BMW schon. "Wir testen unterschiedliche kooperative Assistenzsysteme", sagt Felix Deissinger, zuständig für Motorradsicherheit bei BMW Motorrad. Kooperative Systeme reagieren auf Informationen durch Vernetzung - etwa zwischen Fahrzeugen oder Fahrzeugen und der Infrastruktur, beispielsweise Ampeln. Die europäische Motorradindustrie hat im Herbst 2014 eine neue Sicherheitsstrategie verabschiedet, in der sich die Branche verpflichtet, bis 2020 wenigstens ein kooperatives Sicherheitssystem in einem ihrer Modelle anzubieten.

"Erste Fahrerassistenzsysteme mit Umfelderkennung werden 2017/2018 auf den Markt kommen", erwartet Deissinger. Der Tote-Winkel-Assistent werde den Anfang machen. Am Motorroller C 650 hat BMW diesen und andere technische Helfer getestet. Eine Kamera an dem Roller kann Verkehrsschilder lesen, gibt Geschwindigkeitsbegrenzungen an den Fahrer weiter, aber auch Auffahrwarnungen, wenn sich das Fahrzeug einem Hindernis nähert. Optisch gewarnt werden kann der Motorradfahrer über ein Head-up-Display am Fahrzeug oder im Helm.

Die Varianz der Warnmöglichkeiten auf dem Motorrad sind im Vergleich zum Auto geringer. "Bestimmte Kanäle bleiben konzeptbedingt verschlossen", sagt Deissinger.

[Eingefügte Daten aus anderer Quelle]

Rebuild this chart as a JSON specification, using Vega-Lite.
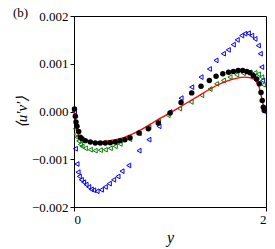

Einen akustischen Warnton zu übertragen, ist schwierig. Der muss unter dem Helm ankommen, aber dort stören Windgeräusche. Auch haptische Warnhinweise, wie sie aus dem Auto bekannt sind - etwa Vibrationen beim Spurwechsel - sind auf Motorräder nicht übertragbar. Vibrationen müssten schon richtige Schüttler sein, um durch Handschuhe zu dringen.